With other incentives also open to companies one would expect to be able to qualify for multiple claims. However in some cases such opportunities are explicitly limited as in the case of section 12L.
Under subsection 4 in the Income Tax Act, 1962 (Act 58 of 1962) in section 12L the following statement is expressed: A deduction must not be allowed in terms of this section if the person claiming the allowance receives any concurrent benefit in respect of energy efficiency savings.
To clarify the statement presented above, any claims under section 12L as taxable deductions are inadmissible if any other compensation is provided to the claiming body as result of energy savings achieved. For example SWH (solar water heaters) usually carry an instant rebate from ESKOM upon installation. Upon acceptance of this rebate received any claims under section 12L may be declared inadmissible.
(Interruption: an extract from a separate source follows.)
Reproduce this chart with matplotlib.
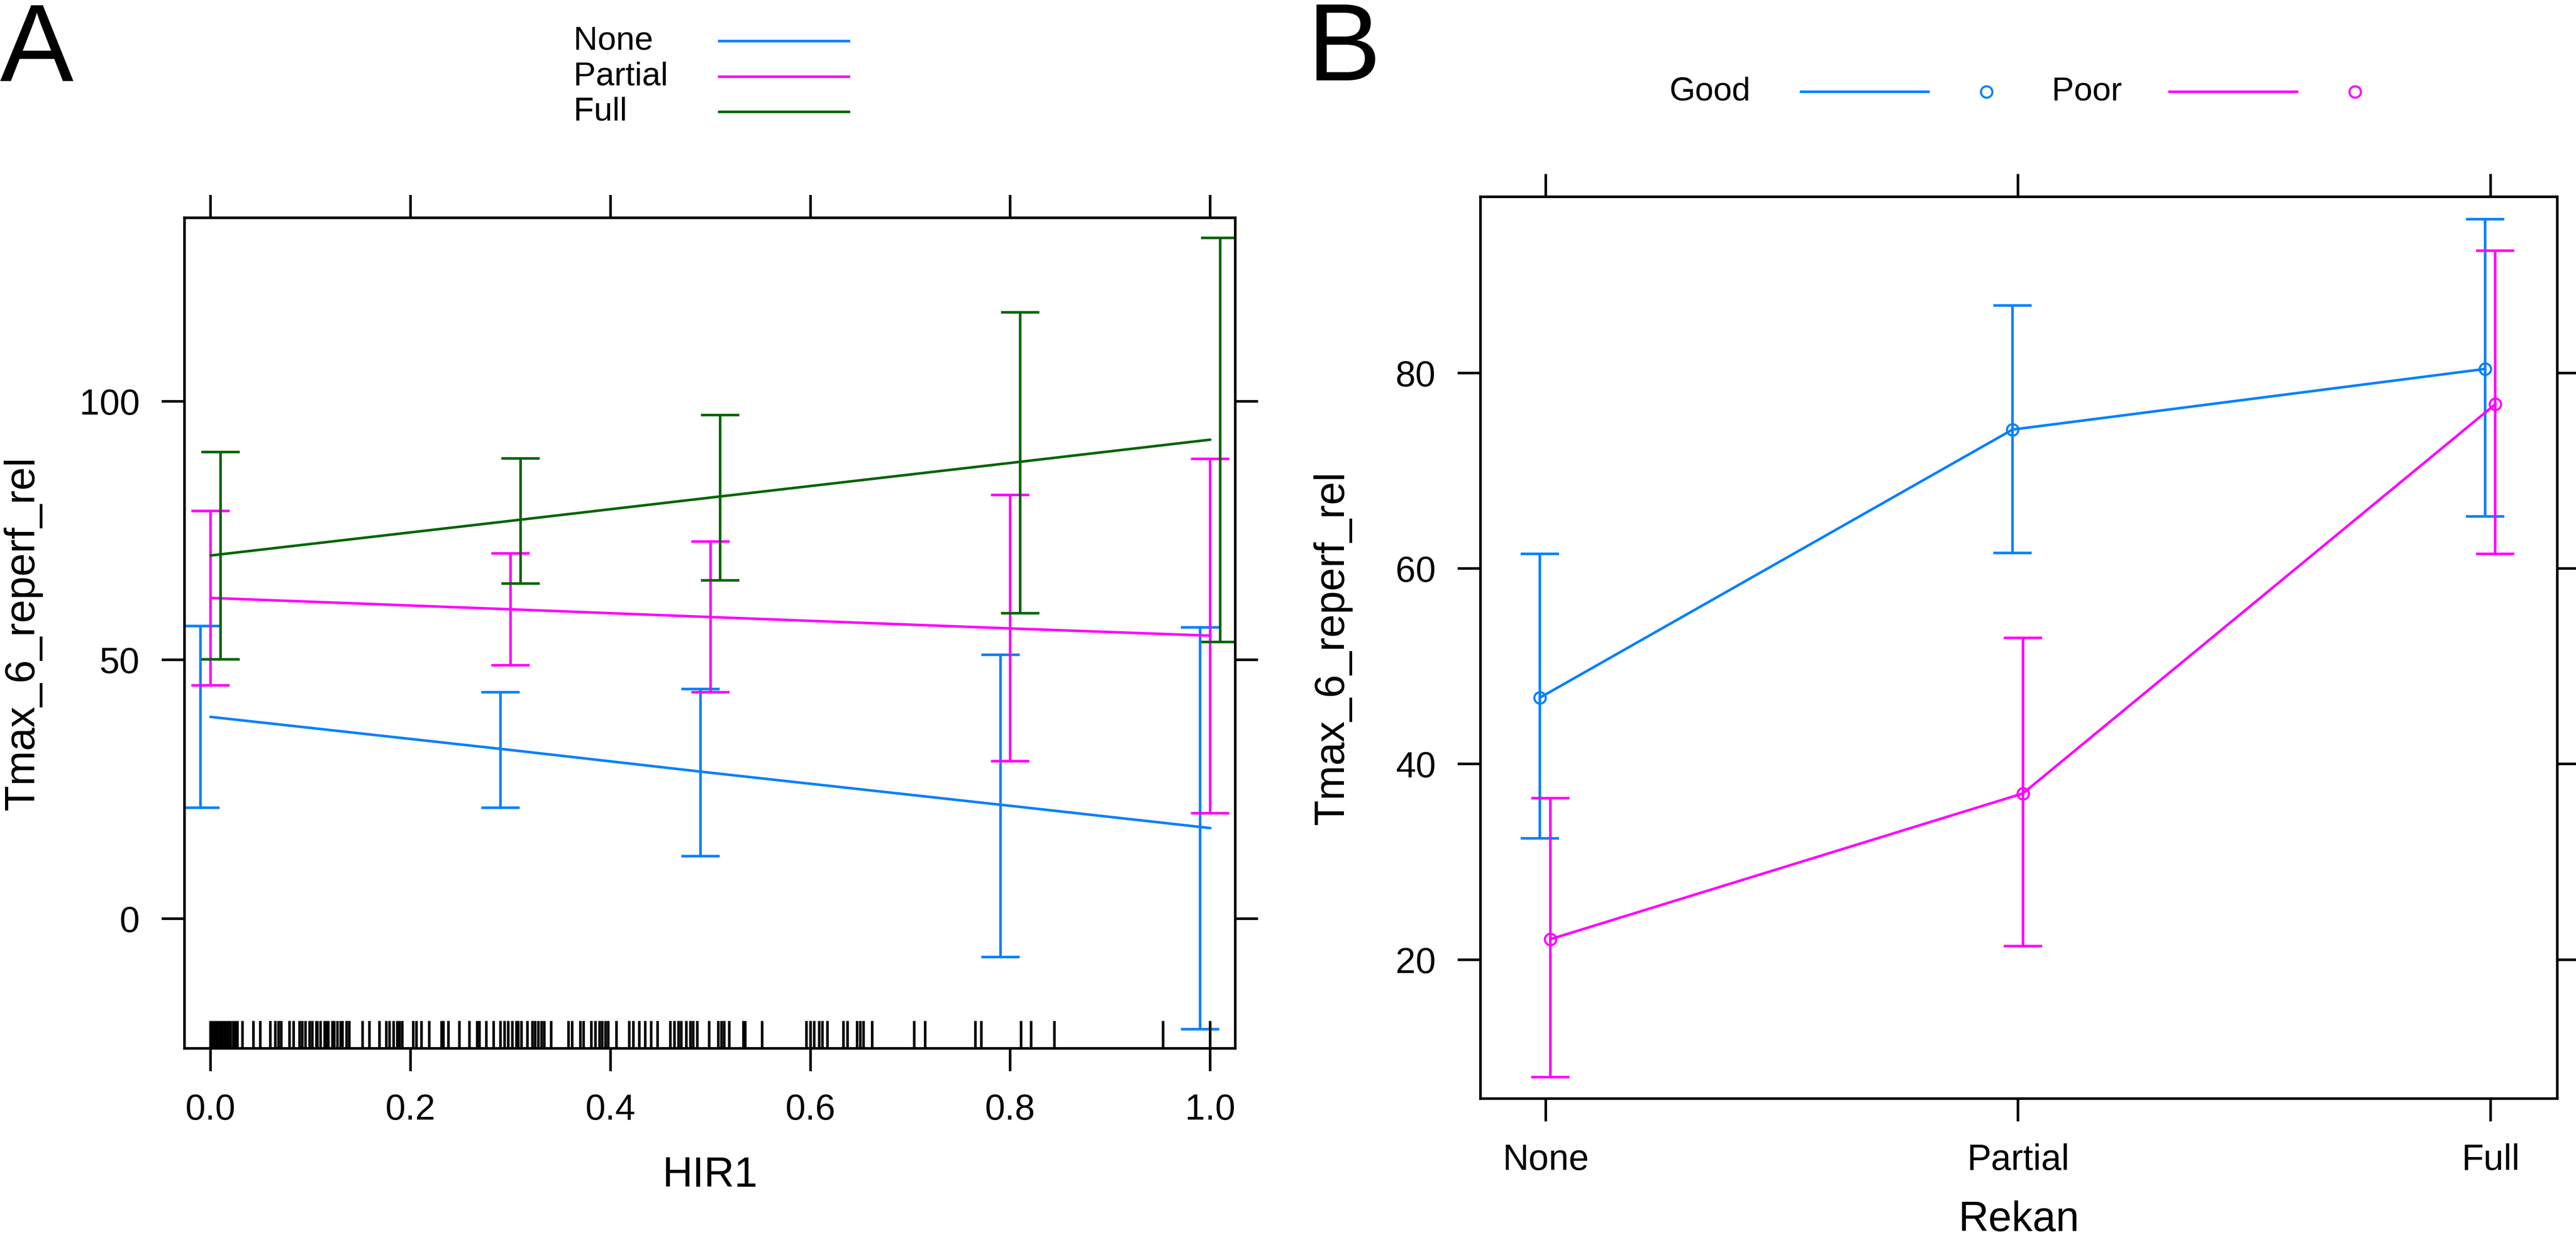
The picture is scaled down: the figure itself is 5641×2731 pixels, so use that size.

What is currently unclear is exactly what other rebates would be considered “concurrent benefits”. Terra Firma Solutions and its partner SASFIN Bank are working together to get clarity on this important issue.
In light of this detailed analysis of section 12L one would contemplate whether this incentive is worth all of trouble especially with the possible costs incurred appointing a professional M&V to validate the savings. With the proposed carbon tax (at R 120 per tonne of CO2e above the tax free threshold) on the horizon, the motive behind section 12L could very well be an incentive just to cushion the blow from this carbon tax policy.
In conclusion one would need to say that 12L is a welcome addition but that more clarity is required to determine its full impact in specific projects. Only time will tell!